Ao avaliar a fiscalização da Corte Eleitoral em relação às comissões provisórias, o advogado Rafael Mota Reis, por sua vez, aponta que o TSE “só pode ir até onde a resolução permite”. “Dificilmente pode entrar numa seara muito profunda do partido, pode instituir prazo para as comissões provisórias. Por outro lado, tem também uma dificuldade grande na Justiça Leitoral porque, como seus julgadores são compostos por mandatos, a cada mudança temos cabeças diferentes que às vezes mudam completamente o posicionamento da Corte”, diz.

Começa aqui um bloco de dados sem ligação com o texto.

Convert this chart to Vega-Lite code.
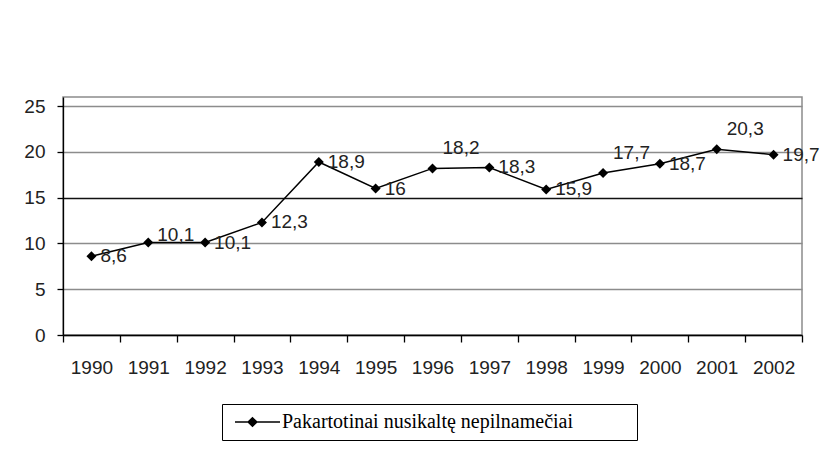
{
  "$schema": "https://vega.github.io/schema/vega-lite/v6.json",
  "width": 739,
  "height": 238,
  "autosize": {"type": "none"},
  "padding": {"left": 63, "top": 97, "right": 19, "bottom": 118},
  "background": "white",
  "config": {
    "locale": {"number": {"decimal": ",", "thousands": " ", "grouping": [3], "currency": ["", ""]}},
    "view": {"stroke": "#8c8c8c", "strokeWidth": 1.5},
    "font": "Liberation Sans"
  },
  "data": {
    "values": [
      {"year": "1990", "value": 8.6, "series": "Pakartotinai nusikaltę nepilnamečiai"},
      {"year": "1991", "value": 10.1, "series": "Pakartotinai nusikaltę nepilnamečiai"},
      {"year": "1992", "value": 10.1, "series": "Pakartotinai nusikaltę nepilnamečiai"},
      {"year": "1993", "value": 12.3, "series": "Pakartotinai nusikaltę nepilnamečiai"},
      {"year": "1994", "value": 18.9, "series": "Pakartotinai nusikaltę nepilnamečiai"},
      {"year": "1995", "value": 16, "series": "Pakartotinai nusikaltę nepilnamečiai"},
      {"year": "1996", "value": 18.2, "series": "Pakartotinai nusikaltę nepilnamečiai"},
      {"year": "1997", "value": 18.3, "series": "Pakartotinai nusikaltę nepilnamečiai"},
      {"year": "1998", "value": 15.9, "series": "Pakartotinai nusikaltę nepilnamečiai"},
      {"year": "1999", "value": 17.7, "series": "Pakartotinai nusikaltę nepilnamečiai"},
      {"year": "2000", "value": 18.7, "series": "Pakartotinai nusikaltę nepilnamečiai"},
      {"year": "2001", "value": 20.3, "series": "Pakartotinai nusikaltę nepilnamečiai"},
      {"year": "2002", "value": 19.7, "series": "Pakartotinai nusikaltę nepilnamečiai"}
    ]
  },
  "layer": [
    {
      "mark": {"type": "line", "strokeWidth": 1.5, "point": {"shape": "diamond", "filled": true, "size": 100, "color": "black", "opacity": 1}},
      "encoding": {
        "x": {
          "field": "year", "type": "ordinal",
          "scale": {"type": "band", "paddingInner": 0, "paddingOuter": 0},
          "axis": {"title": null, "labelAngle": 0, "labelFontSize": 19, "labelColor": "#222", "tickBand": "extent", "tickSize": 7, "tickColor": "black", "tickWidth": 1.3, "domainColor": "black", "domainWidth": 1.3, "labelPadding": 16, "grid": false}
        },
        "y": {
          "field": "value", "type": "quantitative",
          "scale": {"domain": [0, 25]},
          "axis": {"title": null, "values": [0, 5, 10, 15, 20, 25], "labelFontSize": 19, "labelColor": "#222", "domainColor": "black", "domainWidth": 1.3, "tickColor": "black", "tickWidth": 1.3, "tickSize": 6, "labelPadding": 12,
            "gridColor": {"condition": {"test": "datum.value == 15", "value": "#111"}, "value": "#8c8c8c"}, "gridWidth": 1.3}
        },
        "color": {
          "field": "series", "type": "nominal",
          "scale": {"range": ["black"]},
          "legend": {"title": null, "orient": "none", "legendX": 159, "legendY": 307, "strokeColor": "black", "fillColor": "white", "padding": 8,
            "labelFont": "Liberation Serif", "labelFontSize": 20, "labelColor": "black", "labelOffset": 32, "labelLimit": 600,
            "labelExpr": "datum.label + '\u00a0\u00a0\u00a0\u00a0\u00a0\u00a0\u00a0\u00a0\u00a0\u00a0\u00a0\u200b'",
            "symbolType": "M-1,0L8,0M2.5,-0.85L3.4,0L2.5,0.85L1.6,0Z", "symbolSize": 100, "symbolStrokeWidth": 1.3,
            "encode": {"symbols": {"update": {"fill": {"value": "black"}, "stroke": {"value": "black"}, "opacity": {"value": 1}}}}}
        }
      }
    },
    {
      "transform": [{"filter": "indexof(['1991','1996','1999','2001'], datum.year) < 0"}],
      "mark": {"type": "text", "align": "left", "baseline": "middle", "dx": 9, "fontSize": 19, "color": "#222"},
      "encoding": {
        "x": {"field": "year", "type": "ordinal"},
        "y": {"field": "value", "type": "quantitative"},
        "text": {"field": "value", "type": "quantitative", "format": ".3~g"}
      }
    },
    {
      "transform": [{"filter": "indexof(['1996','1999','2001'], datum.year) >= 0"}],
      "mark": {"type": "text", "align": "left", "baseline": "middle", "dx": 10, "dy": -20, "fontSize": 19, "color": "#222"},
      "encoding": {
        "x": {"field": "year", "type": "ordinal"},
        "y": {"field": "value", "type": "quantitative"},
        "text": {"field": "value", "type": "quantitative", "format": ".3~g"}
      }
    },
    {
      "transform": [{"filter": "datum.year == '1991'"}],
      "mark": {"type": "text", "align": "left", "baseline": "middle", "dx": 9, "dy": -8, "fontSize": 19, "color": "#222"},
      "encoding": {
        "x": {"field": "year", "type": "ordinal"},
        "y": {"field": "value", "type": "quantitative"},
        "text": {"field": "value", "type": "quantitative", "format": ".3~g"}
      }
    }
  ]
}
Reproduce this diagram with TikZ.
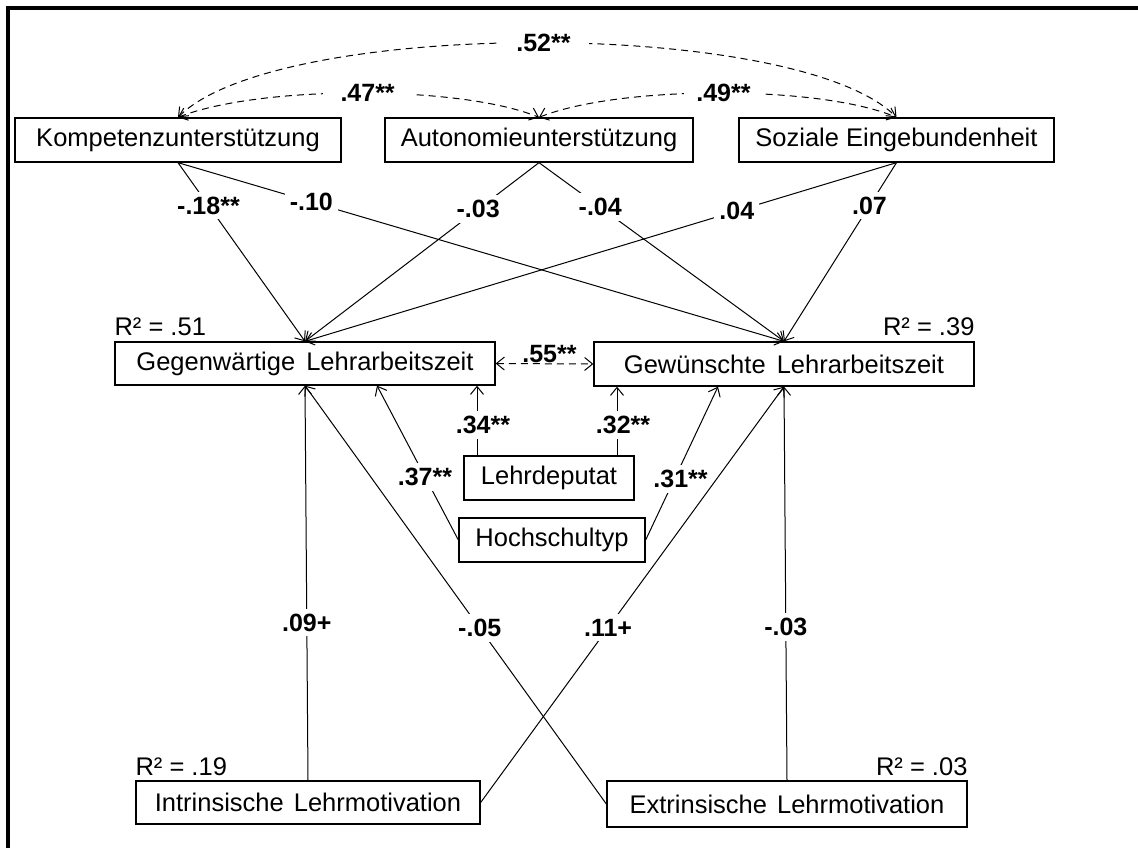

Num contexto de reforma política, porém, ele crê que a discussão sobre comissões provisórias poderia resultar em uma alteração na Lei dos Partidos Políticos se houvesse “pressão popular e pressão da mídia, afinal de contas a gente tem visto que isso tem pautado um pouco a agenda legislativa”. “Um segundo ponto é que a grande parte da bancada do Congresso Nacional é feita do PMDB, PSDB e PT, e esses partidos, talvez na totalidade dos estados, já são diretórios constituídos. Ou seja, não alteraria o jogo político para eles. A gente sabe que é mais difícil mexer o jogo político quando está mexendo no poder. Como não mudaria para os grandes partidos e os caciques que já estão instalados, seria possível”.